§ EXERCISE: Write out again, word for word, the lines below from the line that holds "Recreate this image" through the line that holds "import * as d3 from 'd3'", omitting pictures.
--- begin MATERIAL ---
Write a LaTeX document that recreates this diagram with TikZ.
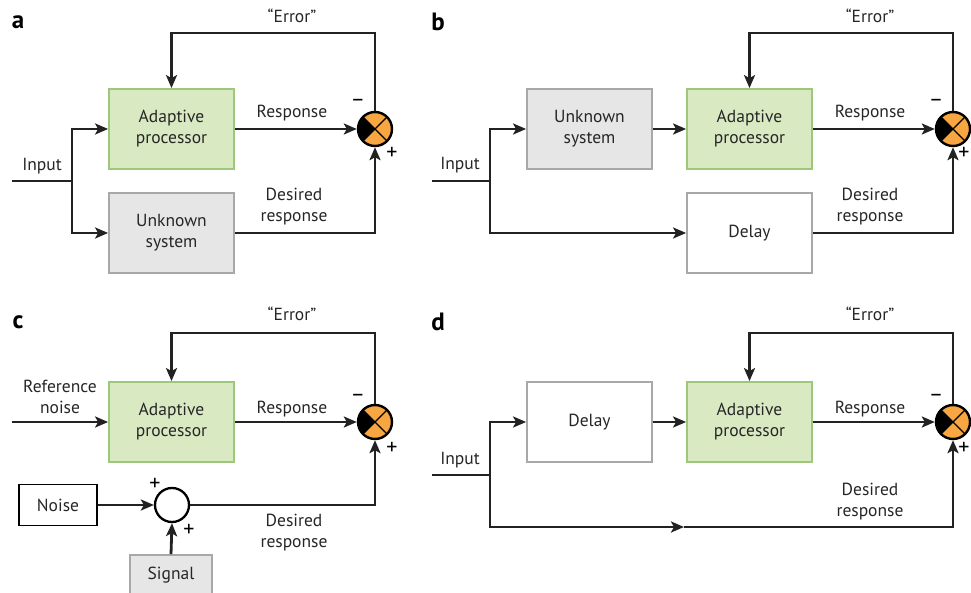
\documentclass[tikz,border=0pt]{standalone}
\usepackage{fontspec}
\setmainfont{PT Sans}
\usetikzlibrary{arrows.meta,calc}
\definecolor{txt}{HTML}{262626}
\definecolor{wire}{HTML}{222222}
\definecolor{greenfill}{HTML}{D9EAC3}
\definecolor{greenline}{HTML}{9DC87B}
\definecolor{greyfill}{HTML}{E6E6E6}
\definecolor{greyline}{HTML}{A8A8A8}
\definecolor{sumorange}{HTML}{F7A641}
\tikzset{
  every node/.style={text=txt, font=\fontsize{17.5}{21}\selectfont},
  blockbase/.style={draw, line width=1.8pt, minimum width=125pt, minimum height=80pt, align=center, inner sep=0pt},
  adaptbox/.style={blockbase, fill=greenfill, draw=greenline},
  plantbox/.style={blockbase, fill=greyfill, draw=greyline},
  delaybox/.style={blockbase, fill=white, draw=greyline},
  sumjn/.style={circle, draw=black, line width=2.4pt, fill=sumorange, minimum size=34pt, inner sep=0pt,
    path picture={
      \fill[black] (path picture bounding box.center) -- (path picture bounding box.north west)
        -- (path picture bounding box.south west) -- cycle;
      \draw[black, line width=1.2pt] (path picture bounding box.north west) -- (path picture bounding box.south east)
        (path picture bounding box.south west) -- (path picture bounding box.north east);
    }},
  adder/.style={circle, draw=black, line width=2.3pt, fill=white, minimum size=34pt, inner sep=0pt},
  wirestyle/.style={draw=wire, line width=2.8pt},
  arr/.style={wirestyle, -{Stealth[length=13pt, width=11pt, inset=3pt]}},
  panel/.style={font=\fontsize{25}{27}\bfseries\selectfont, text=black},
  sign/.style={font=\fontsize{22}{23}\selectfont, text=black},
}
\begin{document}
\begin{tikzpicture}[x=1pt, y=-1pt]
\useasboundingbox (0,0) rectangle (971,593);

% ---------------- panel a: system identification ----------------
\node[panel] (la) at (18,22) {a};
\node[adaptbox] (apA) at (171.5,129) {Adaptive\\processor};
\node[plantbox] (usA) at (171.5,233) {Unknown\\system};
\node[sumjn] (sumA) at (375,129) {};
\coordinate (inA) at (12,181);
\coordinate (jA) at (72,181);
\coordinate (topA) at (375,33);
\draw[wirestyle] (inA) -- (jA);
\draw[arr] (jA) |- (apA.west);
\draw[arr] (jA) |- (usA.west);
\draw[arr] (apA.east) -- (sumA.west);
\draw[arr] (usA.east) -| (sumA.south);
\draw[arr] (sumA.north) -- (topA) -| (apA.north);
\node (tInA) at (42,166) {Input};
\node (tRespA) at (292,113) {Response};
\node[align=center] (tDesA) at (294,207) {Desired\\response};
\node (tErrA) at (292,16) {“Error”};
\node[sign] (mA) at (358,103) {–};
\node[sign] (pA) at (392,153) {+};

% ---------------- panel b: inverse modelling ----------------
\node[panel] (lb) at (438,22) {b};
\node[plantbox] (usB) at (589.5,129) {Unknown\\system};
\node[adaptbox] (apB) at (749.5,129) {Adaptive\\processor};
\node[delaybox] (dlB) at (749.5,233) {Delay};
\node[sumjn] (sumB) at (953,129) {};
\coordinate (inB) at (432,181);
\coordinate (jB) at (490,181);
\coordinate (topB) at (953,33);
\draw[wirestyle] (inB) -- (jB);
\draw[arr] (jB) |- (usB.west);
\draw[arr] (jB) |- (dlB.west);
\draw[arr] (usB.east) -- (apB.west);
\draw[arr] (apB.east) -- (sumB.west);
\draw[arr] (dlB.east) -| (sumB.south);
\draw[arr] (sumB.north) -- (topB) -| (apB.north);
\node (tInB) at (460,165) {Input};
\node (tRespB) at (870,113) {Response};
\node[align=center] (tDesB) at (870,207) {Desired\\response};
\node (tErrB) at (870,16) {“Error”};
\node[sign] (mB) at (936,103) {–};
\node[sign] (pB) at (964,153) {+};

% ---------------- panel c: interference cancelling ----------------
\node[panel] (lc) at (18,322) {c};
\node[adaptbox] (apC) at (171.5,422) {Adaptive\\processor};
\node[sumjn] (sumC) at (375,422) {};
\node[draw=black, line width=1.8pt, fill=white, minimum width=78pt, minimum height=41pt, inner sep=0pt] (noise) at (58,505) {Noise};
\node[adder] (add) at (172,505) {};
\node[draw=greyline, line width=1.8pt, fill=greyfill, minimum width=82pt, minimum height=40pt, inner sep=0pt] (sig) at (171,575) {Signal};
\coordinate (inC) at (12,422);
\coordinate (topC) at (375,333);
\draw[arr] (inC) -- (apC.west);
\draw[arr] (apC.east) -- (sumC.west);
\draw[arr] (noise.east) -- (add.west);
\draw[arr] (sig.north) -- (add.south);
\draw[arr] (add.east) -| (sumC.south);
\draw[arr] (sumC.north) -- (topC) -| (apC.north);
\node[align=center] (tRefC) at (60,397) {Reference\\noise};
\node (tRespC) at (292,409) {Response};
\node[align=center] (tDesC) at (294,533) {Desired\\response};
\node (tErrC) at (292,314) {“Error”};
\node[sign] (mC) at (358,398) {–};
\node[sign] (pC) at (392,448) {+};
\node[sign] (pAdd1) at (155,484) {+};
\node[sign] (pAdd2) at (189,530) {+};

% ---------------- panel d: prediction ----------------
\node[panel] (ld) at (438,322) {d};
\node[delaybox] (dlD) at (589.5,422) {Delay};
\node[adaptbox] (apD) at (749.5,422) {Adaptive\\processor};
\node[sumjn] (sumD) at (953,422) {};
\coordinate (inD) at (432,475);
\coordinate (jD) at (490,475);
\coordinate (midD) at (684,527);
\coordinate (topD) at (953,333);
\draw[wirestyle] (inD) -- (jD);
\draw[arr] (jD) |- (dlD.west);
\draw[arr] (jD) |- (midD);
\draw[arr] (midD) -| (sumD.south);
\draw[arr] (dlD.east) -- (apD.west);
\draw[arr] (apD.east) -- (sumD.west);
\draw[arr] (sumD.north) -- (topD) -| (apD.north);
\node (tInD) at (460,460) {Input};
\node (tRespD) at (870,409) {Response};
\node[align=center] (tDesD) at (870,502) {Desired\\response};
\node (tErrD) at (870,314) {“Error”};
\node[sign] (mD) at (936,398) {–};
\node[sign] (pD) at (964,448) {+};
\end{tikzpicture}
\end{document}
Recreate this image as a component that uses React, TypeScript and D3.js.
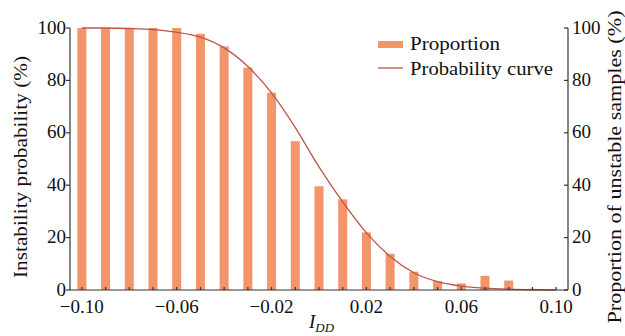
import React from 'react'
import * as d3 from 'd3'

// bar positions (I_DD) and proportion of unstable samples (%)
const barX = [-0.1, -0.09, -0.08, -0.07, -0.06, -0.05, -0.04, -0.03, -0.02, -0.01, 0, 0.01, 0.02, 0.03, 0.04, 0.05, 0.06, 0.07, 0.08, 0.09]
const proportion = [100, 100, 100, 100, 100, 97.8, 93, 84.9, 75.3, 56.8, 39.6, 34.6, 22, 13.8, 7, 3.4, 2.5, 5.4, 3.6, 0.5]

// probability curve
const curveX = [-0.1, -0.09, -0.08, -0.07, -0.06, -0.05, -0.04, -0.03, -0.02, -0.01, 0, 0.01, 0.02, 0.03, 0.04, 0.05, 0.06, 0.07, 0.08, 0.09, 0.1]
const curveY = [100, 100, 99.8, 99.4, 98.4, 96.5, 92.4, 85.3, 75.2, 62, 47, 33.6, 21.8, 12.8, 6.6, 3.2, 1.5, 0.7, 0.3, 0.1, 0]

const xTicks = [-0.1, -0.06, -0.02, 0.02, 0.06, 0.1]
const yTicks = [0, 20, 40, 60, 80, 100]

const W = 625
const H = 336
const margin = { left: 70, right: 57, top: 28, bottom: 46 }
const barColor = '#f3956a'
const curveColor = '#bc5449'
const axisColor = '#333'
const font = '"Liberation Serif", "Times New Roman", serif'

const App = () => {
  const x = d3
    .scaleLinear()
    .domain([-0.105, 0.105])
    .range([margin.left, W - margin.right])
  const y = d3
    .scaleLinear()
    .domain([0, 100])
    .range([H - margin.bottom, margin.top])

  const step = x(0.01) - x(0)
  const barW = step * 0.38

  const line = d3
    .line<number>()
    .x((d, i) => x(curveX[i]))
    .y((d) => y(d))
    .curve(d3.curveMonotoneX)

  const x0 = x.range()[0]
  const x1 = x.range()[1]
  const yb = y(0)
  const yt = y(100)
  const fmtX = d3.format('.2f')

  return (
    <svg
      width={W}
      height={H}
      style={{ position: 'absolute', left: 0, top: 0, background: '#fff' }}
      fontFamily={font}
    >
      {/* bars */}
      {barX.map((v, i) => (
        <rect
          key={'b' + i}
          x={x(v) - barW / 2}
          y={y(proportion[i])}
          width={barW}
          height={yb - y(proportion[i])}
          fill={barColor}
        />
      ))}

      {/* curve */}
      <path d={line(curveY) || ''} fill="none" stroke={curveColor} strokeWidth={1.3} />

      {/* axes */}
      <g stroke={axisColor} strokeWidth={1.2} fill="none">
        <line x1={x0} x2={x0} y1={yt} y2={yb} />
        <line x1={x1} x2={x1} y1={yt} y2={yb} />
        <line x1={x0} x2={x1} y1={yb} y2={yb} />
        {yTicks.map((t) => (
          <line key={'lt' + t} x1={x0 - 4} x2={x0} y1={y(t)} y2={y(t)} />
        ))}
        {yTicks.map((t) => (
          <line key={'rt' + t} x1={x1 - 4} x2={x1} y1={y(t)} y2={y(t)} />
        ))}
        {curveX.map((t) => (
          <line key={'xt' + t} x1={x(t)} x2={x(t)} y1={yb} y2={yb - 3} />
        ))}
      </g>

      {/* tick labels */}
      <g fontSize={19} fill="#111">
        {yTicks.map((t) => (
          <text key={'ll' + t} x={x0 - 4} y={y(t) - 1} dy="0.35em" textAnchor="end">
            {t}
          </text>
        ))}
        {yTicks.map((t) => (
          <text key={'rl' + t} x={x1 + 4} y={y(t) - 1} dy="0.35em" textAnchor="start">
            {t}
          </text>
        ))}
        {xTicks.map((t) => (
          <text key={'xl' + t} x={x(t)} y={yb + 23} textAnchor="middle">
            {fmtX(t)}
          </text>
        ))}
      </g>

      {/* axis titles */}
      <text
        transform={`translate(27,${(yt + yb) / 2 + 8}) rotate(-90)`}
        textAnchor="middle"
        fontSize={18}
        textLength={222}
        lengthAdjust="spacingAndGlyphs"
        fill="#111"
      >
        Instability probability (%)
      </text>
      <text
        transform={`translate(621,${(yt + yb) / 2 + 8}) rotate(-90)`}
        textAnchor="middle"
        fontSize={18}
        textLength={313}
        lengthAdjust="spacingAndGlyphs"
        fill="#111"
      >
        Proportion of unstable samples (%)
      </text>
      <text x={309} y={328} fontSize={19} fontStyle="italic" fill="#111">
        I<tspan fontSize={13} dy={4}>DD</tspan>
      </text>

      {/* legend */}
      <rect x={378} y={41} width={25} height={7} fill={barColor} />
      <text x={410} y={50} fontSize={19} textLength={90} lengthAdjust="spacingAndGlyphs" fill="#111">
        Proportion
      </text>
      <line x1={378} x2={403} y1={68} y2={68} stroke={curveColor} strokeWidth={1.3} />
      <text x={410} y={75} fontSize={19} textLength={143} lengthAdjust="spacingAndGlyphs" fill="#111">
        Probability curve
      </text>
    </svg>
  )
}

export default App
--- end MATERIAL ---
§ TASK RESPONSE:
Recreate this image as a component that uses React, TypeScript and D3.js.
import React from 'react'
import * as d3 from 'd3'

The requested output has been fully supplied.